Previously we blogged about a pending case before the Supreme Court that had the possibility to significantly increase the liability of persons for assisting in the preparation of a “prospectus.” As of June 13, 2011, the Supreme Court handed down an opinion in that case, styled as Janus Capital Group, Inc. v. First Derivative Traders, No. 09-525 (S. Ct.).
The determination of this case is relevant to accountants and business lawyers who assist in the preparation of documents for the purpose of raising money for investment. The Janus Capital Group, Inc. case presented the question of who may be deemed to have “made” an untrue statement for the purposes of Rule 10b-5, and specifically whether someone who assisted in the preparation of a prospectus could “make” a statement through such assistance.
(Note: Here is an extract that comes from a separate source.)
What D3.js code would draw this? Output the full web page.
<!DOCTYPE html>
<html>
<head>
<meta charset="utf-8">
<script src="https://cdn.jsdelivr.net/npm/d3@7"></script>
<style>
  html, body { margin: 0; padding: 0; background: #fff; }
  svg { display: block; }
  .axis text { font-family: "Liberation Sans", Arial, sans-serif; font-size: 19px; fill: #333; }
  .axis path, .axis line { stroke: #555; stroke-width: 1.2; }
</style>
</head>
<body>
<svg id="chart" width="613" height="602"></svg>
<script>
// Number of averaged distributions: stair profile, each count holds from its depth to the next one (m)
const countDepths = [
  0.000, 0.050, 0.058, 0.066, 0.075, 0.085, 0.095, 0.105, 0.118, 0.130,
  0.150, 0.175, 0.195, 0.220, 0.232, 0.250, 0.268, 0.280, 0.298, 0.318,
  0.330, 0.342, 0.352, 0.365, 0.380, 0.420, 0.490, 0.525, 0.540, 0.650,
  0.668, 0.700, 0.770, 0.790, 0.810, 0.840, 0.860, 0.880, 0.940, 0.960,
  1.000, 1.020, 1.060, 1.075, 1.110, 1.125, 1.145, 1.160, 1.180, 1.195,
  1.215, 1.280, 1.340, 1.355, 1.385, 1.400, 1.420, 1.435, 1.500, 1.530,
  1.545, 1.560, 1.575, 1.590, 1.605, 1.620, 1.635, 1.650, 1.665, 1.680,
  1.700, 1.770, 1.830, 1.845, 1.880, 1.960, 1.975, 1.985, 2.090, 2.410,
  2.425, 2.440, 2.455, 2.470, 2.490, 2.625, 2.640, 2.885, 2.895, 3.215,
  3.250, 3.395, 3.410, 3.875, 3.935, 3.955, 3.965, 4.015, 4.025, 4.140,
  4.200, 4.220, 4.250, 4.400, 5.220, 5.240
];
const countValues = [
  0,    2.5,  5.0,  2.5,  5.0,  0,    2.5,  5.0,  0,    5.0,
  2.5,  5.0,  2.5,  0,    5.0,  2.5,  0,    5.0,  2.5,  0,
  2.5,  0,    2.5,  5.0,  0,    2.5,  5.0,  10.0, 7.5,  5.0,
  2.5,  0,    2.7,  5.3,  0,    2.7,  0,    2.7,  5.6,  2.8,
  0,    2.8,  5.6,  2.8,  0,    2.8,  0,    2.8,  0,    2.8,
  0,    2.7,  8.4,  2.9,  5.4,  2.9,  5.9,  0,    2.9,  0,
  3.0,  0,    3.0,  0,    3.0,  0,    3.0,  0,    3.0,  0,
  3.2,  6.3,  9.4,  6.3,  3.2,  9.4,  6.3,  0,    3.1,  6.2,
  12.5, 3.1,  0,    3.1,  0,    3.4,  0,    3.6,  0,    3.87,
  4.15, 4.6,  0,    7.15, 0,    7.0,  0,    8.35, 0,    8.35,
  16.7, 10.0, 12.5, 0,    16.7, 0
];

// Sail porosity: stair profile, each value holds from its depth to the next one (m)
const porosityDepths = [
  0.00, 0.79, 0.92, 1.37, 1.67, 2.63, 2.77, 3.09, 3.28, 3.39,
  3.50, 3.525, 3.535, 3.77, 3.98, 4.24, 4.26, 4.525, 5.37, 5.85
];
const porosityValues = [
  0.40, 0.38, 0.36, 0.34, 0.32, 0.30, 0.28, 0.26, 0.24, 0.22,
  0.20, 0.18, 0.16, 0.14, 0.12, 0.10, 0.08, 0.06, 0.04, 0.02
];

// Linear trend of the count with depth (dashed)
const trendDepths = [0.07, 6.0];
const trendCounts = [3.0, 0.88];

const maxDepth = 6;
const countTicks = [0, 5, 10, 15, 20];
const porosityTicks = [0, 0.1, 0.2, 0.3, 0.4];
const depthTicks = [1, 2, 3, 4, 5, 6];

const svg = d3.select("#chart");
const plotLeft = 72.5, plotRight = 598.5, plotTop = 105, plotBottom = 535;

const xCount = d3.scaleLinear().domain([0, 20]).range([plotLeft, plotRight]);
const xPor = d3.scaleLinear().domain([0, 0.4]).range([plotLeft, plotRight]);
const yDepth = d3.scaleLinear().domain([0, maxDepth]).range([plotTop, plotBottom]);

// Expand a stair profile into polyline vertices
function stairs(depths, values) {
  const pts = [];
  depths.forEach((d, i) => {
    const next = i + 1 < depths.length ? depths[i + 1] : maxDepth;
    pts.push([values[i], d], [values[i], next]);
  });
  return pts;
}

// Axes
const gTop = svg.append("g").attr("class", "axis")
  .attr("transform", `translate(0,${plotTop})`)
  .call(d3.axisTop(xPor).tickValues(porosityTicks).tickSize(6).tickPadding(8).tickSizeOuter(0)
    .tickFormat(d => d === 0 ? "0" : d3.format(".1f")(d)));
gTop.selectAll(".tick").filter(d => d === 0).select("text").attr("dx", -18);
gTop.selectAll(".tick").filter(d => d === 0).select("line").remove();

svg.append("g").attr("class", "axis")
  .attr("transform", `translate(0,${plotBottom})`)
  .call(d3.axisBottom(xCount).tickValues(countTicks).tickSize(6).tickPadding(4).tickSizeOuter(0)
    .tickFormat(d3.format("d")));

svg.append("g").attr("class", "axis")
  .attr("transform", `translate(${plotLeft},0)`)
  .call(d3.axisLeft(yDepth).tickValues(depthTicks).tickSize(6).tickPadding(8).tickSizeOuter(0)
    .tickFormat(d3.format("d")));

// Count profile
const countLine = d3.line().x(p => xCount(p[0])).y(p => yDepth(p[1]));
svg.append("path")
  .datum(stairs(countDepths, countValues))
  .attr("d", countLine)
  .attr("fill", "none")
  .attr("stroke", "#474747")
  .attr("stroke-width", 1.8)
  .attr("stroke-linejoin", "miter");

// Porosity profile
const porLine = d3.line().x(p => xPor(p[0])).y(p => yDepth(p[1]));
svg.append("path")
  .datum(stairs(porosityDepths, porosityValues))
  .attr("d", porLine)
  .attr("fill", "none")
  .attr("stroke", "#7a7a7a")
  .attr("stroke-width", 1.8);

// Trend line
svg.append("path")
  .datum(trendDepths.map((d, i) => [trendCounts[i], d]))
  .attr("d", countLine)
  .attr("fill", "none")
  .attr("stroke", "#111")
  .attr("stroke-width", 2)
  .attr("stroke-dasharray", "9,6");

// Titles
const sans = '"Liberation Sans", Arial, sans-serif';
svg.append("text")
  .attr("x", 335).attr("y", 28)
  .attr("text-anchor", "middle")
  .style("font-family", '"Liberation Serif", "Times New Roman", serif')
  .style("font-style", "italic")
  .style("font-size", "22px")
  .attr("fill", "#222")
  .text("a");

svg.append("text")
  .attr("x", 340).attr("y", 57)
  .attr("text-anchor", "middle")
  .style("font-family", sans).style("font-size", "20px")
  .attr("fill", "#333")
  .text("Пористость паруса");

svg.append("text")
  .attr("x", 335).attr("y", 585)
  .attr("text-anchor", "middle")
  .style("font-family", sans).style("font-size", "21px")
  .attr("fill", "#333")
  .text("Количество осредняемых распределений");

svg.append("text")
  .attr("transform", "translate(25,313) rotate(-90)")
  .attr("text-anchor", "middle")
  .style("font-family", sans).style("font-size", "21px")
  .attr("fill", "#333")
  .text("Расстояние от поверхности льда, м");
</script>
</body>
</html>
As the result of a 5-4 decision, accountants and business attorneys may breathe a little easier.
A prospectus means “any prospectus, notice, circular, advertisement, letter, or communication, written or by radio or television, which offers any security for sale or confirms the sale of any security.” 15 U.S.C. 77b(10). Among other things usually thought of as a security, a security includes an “investment contract.” “An investment contract for purposes of the Securities Act means a contract, transaction or scheme whereby a person  invests his money  in a common enterprise and  is led to expect profits  solely from the efforts of the promoter or third party.” SEC v. W. J. Howey Co., 326 U.S. 293 (1946).
Liability under Section 10(b) of the Securities and Exchange Act of 1934 may result from a violation of Rule 10(b)(5) issued by the Securities and Exchange Commission for any statement deemed to be fraudulent in connection with the purchase or sale of a security, as follows:
It shall be unlawful for any person, directly or indirectly, by the use of any means or instrumentality of interstate commerce, or of the mails or of any facility of any national securities exchange, … (b) To make any untrue statement of a material fact or to omit to state a material fact necessary in order to make the statements made, in the light of the circumstances under which they were made, not misleading, … in connection with the purchase or sale of any security.”
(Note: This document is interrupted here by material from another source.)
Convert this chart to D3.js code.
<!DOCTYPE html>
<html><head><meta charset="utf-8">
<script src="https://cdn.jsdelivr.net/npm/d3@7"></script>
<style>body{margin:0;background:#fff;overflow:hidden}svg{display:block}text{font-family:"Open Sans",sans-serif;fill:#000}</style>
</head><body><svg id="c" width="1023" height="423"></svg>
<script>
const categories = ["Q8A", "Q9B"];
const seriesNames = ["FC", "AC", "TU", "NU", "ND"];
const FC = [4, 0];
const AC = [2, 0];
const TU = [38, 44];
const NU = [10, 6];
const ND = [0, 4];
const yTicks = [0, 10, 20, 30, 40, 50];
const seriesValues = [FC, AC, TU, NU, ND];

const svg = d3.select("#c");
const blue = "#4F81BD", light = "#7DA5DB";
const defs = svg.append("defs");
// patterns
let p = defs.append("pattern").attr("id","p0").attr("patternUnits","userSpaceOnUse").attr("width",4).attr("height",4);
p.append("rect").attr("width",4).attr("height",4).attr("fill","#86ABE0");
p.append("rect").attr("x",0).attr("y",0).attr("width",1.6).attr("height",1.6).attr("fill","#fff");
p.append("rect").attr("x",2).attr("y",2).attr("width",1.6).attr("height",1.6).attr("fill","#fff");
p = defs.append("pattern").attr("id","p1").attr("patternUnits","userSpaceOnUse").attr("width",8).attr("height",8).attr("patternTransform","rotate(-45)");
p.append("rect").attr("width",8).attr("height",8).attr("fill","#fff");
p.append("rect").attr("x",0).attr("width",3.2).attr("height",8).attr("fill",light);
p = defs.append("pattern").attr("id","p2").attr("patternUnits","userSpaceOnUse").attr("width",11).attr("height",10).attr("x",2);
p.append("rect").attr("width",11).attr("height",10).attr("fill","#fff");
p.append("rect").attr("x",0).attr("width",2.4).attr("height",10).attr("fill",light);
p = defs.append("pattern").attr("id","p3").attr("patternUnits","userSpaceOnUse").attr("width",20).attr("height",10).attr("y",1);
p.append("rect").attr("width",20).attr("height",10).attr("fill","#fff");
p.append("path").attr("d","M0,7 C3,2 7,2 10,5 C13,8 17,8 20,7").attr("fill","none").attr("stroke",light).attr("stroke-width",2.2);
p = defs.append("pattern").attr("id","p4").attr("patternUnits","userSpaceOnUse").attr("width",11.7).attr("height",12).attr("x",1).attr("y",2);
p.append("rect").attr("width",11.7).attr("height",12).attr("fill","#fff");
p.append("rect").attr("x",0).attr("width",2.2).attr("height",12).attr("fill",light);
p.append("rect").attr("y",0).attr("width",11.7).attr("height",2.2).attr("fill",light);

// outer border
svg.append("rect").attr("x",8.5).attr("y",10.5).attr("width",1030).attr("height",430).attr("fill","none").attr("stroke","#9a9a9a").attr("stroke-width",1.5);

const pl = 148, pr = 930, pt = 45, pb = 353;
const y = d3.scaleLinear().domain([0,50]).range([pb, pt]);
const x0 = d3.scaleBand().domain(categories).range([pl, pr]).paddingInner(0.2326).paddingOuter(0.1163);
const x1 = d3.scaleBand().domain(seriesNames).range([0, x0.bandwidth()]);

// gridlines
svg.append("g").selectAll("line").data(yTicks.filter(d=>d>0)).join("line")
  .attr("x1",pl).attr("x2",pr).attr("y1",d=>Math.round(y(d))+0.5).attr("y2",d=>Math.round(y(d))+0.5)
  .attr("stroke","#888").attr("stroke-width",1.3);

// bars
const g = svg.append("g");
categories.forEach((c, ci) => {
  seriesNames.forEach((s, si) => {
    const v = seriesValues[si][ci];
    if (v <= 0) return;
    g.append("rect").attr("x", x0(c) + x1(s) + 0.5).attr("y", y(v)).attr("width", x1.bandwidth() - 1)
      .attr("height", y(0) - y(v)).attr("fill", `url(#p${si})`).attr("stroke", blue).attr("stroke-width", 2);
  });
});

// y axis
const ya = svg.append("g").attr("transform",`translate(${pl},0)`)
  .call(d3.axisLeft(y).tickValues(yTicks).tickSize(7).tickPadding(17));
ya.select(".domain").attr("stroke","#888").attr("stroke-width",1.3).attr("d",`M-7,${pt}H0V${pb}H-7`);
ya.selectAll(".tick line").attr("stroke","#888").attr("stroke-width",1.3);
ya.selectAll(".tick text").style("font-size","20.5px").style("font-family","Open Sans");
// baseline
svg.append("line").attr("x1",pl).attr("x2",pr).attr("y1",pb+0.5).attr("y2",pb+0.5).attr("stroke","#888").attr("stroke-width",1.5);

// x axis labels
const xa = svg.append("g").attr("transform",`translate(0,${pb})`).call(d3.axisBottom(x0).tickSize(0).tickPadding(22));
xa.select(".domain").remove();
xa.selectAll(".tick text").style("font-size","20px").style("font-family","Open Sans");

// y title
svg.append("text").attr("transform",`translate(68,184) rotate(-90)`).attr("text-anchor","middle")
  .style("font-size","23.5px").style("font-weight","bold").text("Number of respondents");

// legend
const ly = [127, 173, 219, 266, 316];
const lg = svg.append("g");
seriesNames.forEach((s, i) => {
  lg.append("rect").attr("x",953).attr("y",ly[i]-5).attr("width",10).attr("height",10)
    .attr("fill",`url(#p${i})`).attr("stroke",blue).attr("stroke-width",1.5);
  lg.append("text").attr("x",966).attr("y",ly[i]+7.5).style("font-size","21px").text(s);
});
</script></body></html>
Thus, anyone who assists in raising money to start a company or other business venture, whether from “angels,” “friends and family,” or investment professionals, should be aware of potential liability under the securities acts, state and federal, and particularly under Rule 10b-5 for false or misleading statements made in connection with the investment.
The Supreme Court previously commented in dicta in Central Bank of Denver, N.A. that, “Any person or entity, including a lawyer, accountant, or bank, who employs a manipulative device or makes a material misstatement (or omission) on which a purchaser or seller of securities relies may be liable as a primary violator under 10b-5, assuming all of the requirements for primary liability under 10b-5 are met.” Indeed, lower courts have upheld such direct liability.
Supreme Court Decision.
The Supreme Court’s opinion announced in Janus Capital Group, Inc. sets out the following rule as to direct liability under Rule 10b-5:
For purposes of Rule 10-5, the maker of a statement is the person or entity with the ultimate authority over the statement, including its content and whether and how to communicate it. Without control, a person or entity can merely suggest what to say, not “make” a statement in its own right. One who prepares or publishes a statement on behalf of another is not its maker.
Obviously, a 5-4 decision indicates a clear split on the Supreme Court. Therefore, accountants, lawyers, investment advisors, etc. may want to continue to exercise some caution when preparing documents for the purpose of raising money for investment.